I want to stress that I see both of these groups as doing good and fine work within the Pagan community. Neither is better than the other. Yet these significant differences result in crossed-wires, and occasionally rudeness. The point of this post is not to be unnecessarily divisive, but to point out the very real differences already existing in our communities in order to foster better understanding and communication.

The are undoubtedly more Neo-Pagans than polytheists, and although the polytheists are growing fast they will likely never outnumber Neo-Pagans. Trends in the larger religious sphere reflect that same ratio as the spiritual outnumber the religious and keep gaining momentum. This is also why Progressive Christians, New Agers and “spiritual but not religious” people tend to have a lot of overlap with Neo-Pagans. Polytheists tend to have more in common with Hindus, and possibly Reform Jews, than any other religious group. The steady rise of polytheists in our communities, against the macro trend, is a fascinating development.

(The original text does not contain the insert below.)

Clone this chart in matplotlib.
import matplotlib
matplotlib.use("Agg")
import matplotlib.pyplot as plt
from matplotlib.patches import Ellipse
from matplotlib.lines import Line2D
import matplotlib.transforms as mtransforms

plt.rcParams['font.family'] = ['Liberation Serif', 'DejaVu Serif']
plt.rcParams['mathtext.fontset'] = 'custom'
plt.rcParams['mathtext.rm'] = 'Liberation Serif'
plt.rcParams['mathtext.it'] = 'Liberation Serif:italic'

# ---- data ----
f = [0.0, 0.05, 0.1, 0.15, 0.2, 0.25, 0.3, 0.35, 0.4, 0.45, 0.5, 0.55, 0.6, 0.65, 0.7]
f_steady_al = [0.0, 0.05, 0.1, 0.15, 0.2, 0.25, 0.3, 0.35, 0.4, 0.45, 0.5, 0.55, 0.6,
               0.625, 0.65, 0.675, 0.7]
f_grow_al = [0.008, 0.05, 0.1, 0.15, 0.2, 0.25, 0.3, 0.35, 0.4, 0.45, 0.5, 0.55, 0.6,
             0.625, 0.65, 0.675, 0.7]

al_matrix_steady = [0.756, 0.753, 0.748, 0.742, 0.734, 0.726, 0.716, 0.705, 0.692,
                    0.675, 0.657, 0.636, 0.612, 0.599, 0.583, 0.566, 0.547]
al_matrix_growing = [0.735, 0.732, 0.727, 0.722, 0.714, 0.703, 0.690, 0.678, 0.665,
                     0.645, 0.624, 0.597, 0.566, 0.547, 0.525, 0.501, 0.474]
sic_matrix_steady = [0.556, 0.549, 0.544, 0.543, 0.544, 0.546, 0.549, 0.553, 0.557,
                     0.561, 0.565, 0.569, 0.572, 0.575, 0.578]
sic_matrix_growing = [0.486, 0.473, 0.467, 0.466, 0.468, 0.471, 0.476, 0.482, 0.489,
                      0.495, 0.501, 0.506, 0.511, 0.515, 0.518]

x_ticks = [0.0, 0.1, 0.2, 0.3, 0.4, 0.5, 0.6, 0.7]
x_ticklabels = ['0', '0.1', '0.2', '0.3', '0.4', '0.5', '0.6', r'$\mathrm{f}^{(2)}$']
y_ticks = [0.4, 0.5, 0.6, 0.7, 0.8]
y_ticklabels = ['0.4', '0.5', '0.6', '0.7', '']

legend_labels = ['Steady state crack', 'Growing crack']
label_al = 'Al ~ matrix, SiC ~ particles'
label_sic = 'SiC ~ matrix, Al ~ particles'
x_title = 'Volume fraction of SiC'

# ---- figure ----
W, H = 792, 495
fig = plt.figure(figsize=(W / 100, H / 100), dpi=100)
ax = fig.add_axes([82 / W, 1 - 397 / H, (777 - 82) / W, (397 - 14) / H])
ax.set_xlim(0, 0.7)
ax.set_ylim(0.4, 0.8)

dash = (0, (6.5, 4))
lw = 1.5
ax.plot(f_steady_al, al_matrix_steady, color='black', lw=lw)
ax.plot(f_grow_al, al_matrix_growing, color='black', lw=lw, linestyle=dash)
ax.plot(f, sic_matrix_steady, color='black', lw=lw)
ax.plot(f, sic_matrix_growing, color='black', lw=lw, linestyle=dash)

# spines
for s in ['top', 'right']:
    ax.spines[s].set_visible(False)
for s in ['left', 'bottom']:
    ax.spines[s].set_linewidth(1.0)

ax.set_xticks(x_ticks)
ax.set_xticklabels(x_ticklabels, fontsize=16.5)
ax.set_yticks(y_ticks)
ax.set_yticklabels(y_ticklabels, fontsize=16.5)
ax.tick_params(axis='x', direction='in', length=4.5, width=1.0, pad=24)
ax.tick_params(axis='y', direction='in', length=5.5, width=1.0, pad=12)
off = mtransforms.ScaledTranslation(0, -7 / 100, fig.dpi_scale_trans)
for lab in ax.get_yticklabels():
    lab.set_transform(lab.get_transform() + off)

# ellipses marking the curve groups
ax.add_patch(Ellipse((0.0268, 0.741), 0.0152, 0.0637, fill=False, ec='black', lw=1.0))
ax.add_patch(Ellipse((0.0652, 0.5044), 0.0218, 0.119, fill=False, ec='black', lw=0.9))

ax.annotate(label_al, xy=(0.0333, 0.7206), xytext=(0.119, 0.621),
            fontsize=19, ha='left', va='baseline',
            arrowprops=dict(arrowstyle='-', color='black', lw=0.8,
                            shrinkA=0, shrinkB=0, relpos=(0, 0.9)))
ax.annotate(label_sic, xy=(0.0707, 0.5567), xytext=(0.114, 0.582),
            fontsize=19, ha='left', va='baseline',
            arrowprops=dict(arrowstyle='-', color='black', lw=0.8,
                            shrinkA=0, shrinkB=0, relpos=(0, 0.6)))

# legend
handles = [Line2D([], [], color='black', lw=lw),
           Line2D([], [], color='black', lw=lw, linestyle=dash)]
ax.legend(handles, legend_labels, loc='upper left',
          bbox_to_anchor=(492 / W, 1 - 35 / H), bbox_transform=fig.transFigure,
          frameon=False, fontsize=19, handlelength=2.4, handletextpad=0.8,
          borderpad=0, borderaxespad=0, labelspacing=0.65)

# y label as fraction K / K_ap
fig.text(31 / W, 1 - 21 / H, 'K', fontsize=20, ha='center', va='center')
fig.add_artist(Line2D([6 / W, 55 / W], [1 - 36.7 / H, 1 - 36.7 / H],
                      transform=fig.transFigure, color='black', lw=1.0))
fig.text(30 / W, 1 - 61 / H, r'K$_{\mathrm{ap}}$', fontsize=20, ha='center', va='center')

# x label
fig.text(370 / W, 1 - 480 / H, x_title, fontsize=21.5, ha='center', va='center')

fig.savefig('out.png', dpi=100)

As for me, I am stuck with a foot in each camp. As an initiated trad Wiccan, I am a Neo-Pagan and find worth in that. As someone who rejects monism, transcendence and monotheism, and who is intensely interested in reviving ancient religion, I am a polytheist. Now that I lack a coven, I in truth probably lean more towards polytheism at this point in time.

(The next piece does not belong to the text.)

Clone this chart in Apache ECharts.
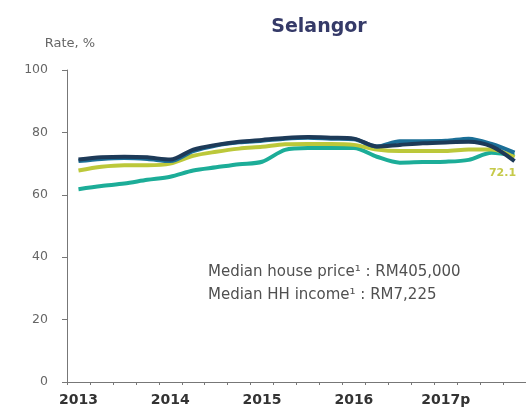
<!DOCTYPE html>
<html>
<head>
<meta charset="utf-8">
<script src="https://cdn.jsdelivr.net/npm/echarts@6/dist/echarts.min.js"></script>
<style>html,body{margin:0;padding:0;background:#fff;}#c{width:526px;height:410px;}</style>
</head>
<body>
<div id="c"></div>
<script>
var quarters = ['2013 Q1','2013 Q2','2013 Q3','2013 Q4','2014 Q1','2014 Q2','2014 Q3','2014 Q4','2015 Q1','2015 Q2','2015 Q3','2015 Q4','2016 Q1','2016 Q2','2016 Q3','2016 Q4','2017p Q1','2017p Q2','2017p Q3','2017p Q4'];
var yearLabels = ['2013','2014','2015','2016','2017p'];
var yTicks = [0,20,40,60,80,100];
var navySeries  = [71.3,72.0,72.2,72.0,71.3,74.5,76.0,77.0,77.6,78.2,78.5,78.3,78.0,75.5,76.0,76.5,76.8,77.0,75.5,70.8];
var blueSeries  = [70.8,71.5,71.8,71.5,70.8,74.0,75.8,76.8,77.3,78.0,78.3,78.0,77.8,75.5,77.2,77.2,77.3,78.0,76.3,73.5];
var limeSeries  = [67.8,69.0,69.5,69.5,70.0,72.5,73.8,74.8,75.4,76.2,76.3,76.3,76.0,74.5,74.0,74.0,74.0,74.5,74.5,72.1];
var tealSeries  = [61.8,62.8,63.6,64.8,65.8,67.8,68.8,69.8,70.6,74.4,75.0,75.0,75.0,72.2,70.3,70.5,70.6,71.2,73.5,72.6];
var noteLines = ['Median house price\u00b9 : RM405,000','Median HH income\u00b9 : RM7,225'];

var F = 'DejaVu Sans';
var chart = echarts.init(document.getElementById('c'), null, {renderer:'canvas'});
function lineSeries(name, data, color, z, label){
  var s = {name:name,type:'line',data:data,showSymbol:false,smooth:0.3,z:z,
    lineStyle:{width:4,color:color},itemStyle:{color:color},emphasis:{disabled:true}};
  if(label){
    s.endLabel = {show:true,align:'center',verticalAlign:'middle',distance:0,offset:[-12,16],
      color:'#c6ca4a',fontSize:11,fontWeight:'bold',fontFamily:F,
      formatter:function(p){return Number(p.value).toFixed(1);}};
  }
  return s;
}
chart.setOption({
  animation:false,
  backgroundColor:'#fff',
  title:{text:'Selangor',left:314,top:13,textAlign:'center',textStyle:{fontFamily:F,fontSize:19,fontWeight:'bold',color:'#353a68'}},
  grid:{left:67,top:70,width:461,height:312,containLabel:false},
  xAxis:{type:'category',data:quarters,boundaryGap:true,
    axisLine:{lineStyle:{color:'#777',width:1}},
    axisTick:{show:true,interval:0,length:3,lineStyle:{color:'#777'}},
    axisLabel:{interval:0,margin:11,color:'#333',fontFamily:F,fontWeight:'bold',fontSize:14,
      formatter:function(v,i){return i%4===0?yearLabels[i/4]:'';}}},
  yAxis:{type:'value',min:0,max:100,interval:20,
    name:'Rate, %',nameLocation:'end',nameGap:20,
    nameTextStyle:{align:'center',color:'#666',fontFamily:F,fontSize:13,padding:[0,0,0,6]},
    axisLine:{show:true,lineStyle:{color:'#777',width:1}},
    axisTick:{show:true,length:5,lineStyle:{color:'#777'}},
    splitLine:{show:false},
    axisLabel:{margin:19,color:'#666',fontFamily:F,fontSize:12.5,
      formatter:function(v){return yTicks.indexOf(v)>=0?String(v):'';}}},
  series:[
    lineSeries('teal',tealSeries,'#1cad98',2),
    lineSeries('lime',limeSeries,'#bcc83a',3,true),
    lineSeries('blue',blueSeries,'#1b6f97',4),
    lineSeries('navy',navySeries,'#1d3a58',5)
  ],
  graphic:[
    {type:'text',left:208,top:265,style:{text:noteLines[0],fontFamily:F,fontSize:15,fill:'#505050'}},
    {type:'text',left:208,top:288,style:{text:noteLines[1],fontFamily:F,fontSize:15,fill:'#505050'}}
  ]
});
</script>
</body>
</html>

What concerns me is what this set of differences mean. My personal preference is that we recognize each other’s differences and support each other as the spiritual siblings we are, but I also have to wonder if this difference is necessary? History shows us that those with spiritual and religious differences tend to thrive once divided, and perhaps the only way for each of these groups of Pagans to truly thrive is to disentangle themselves from each other?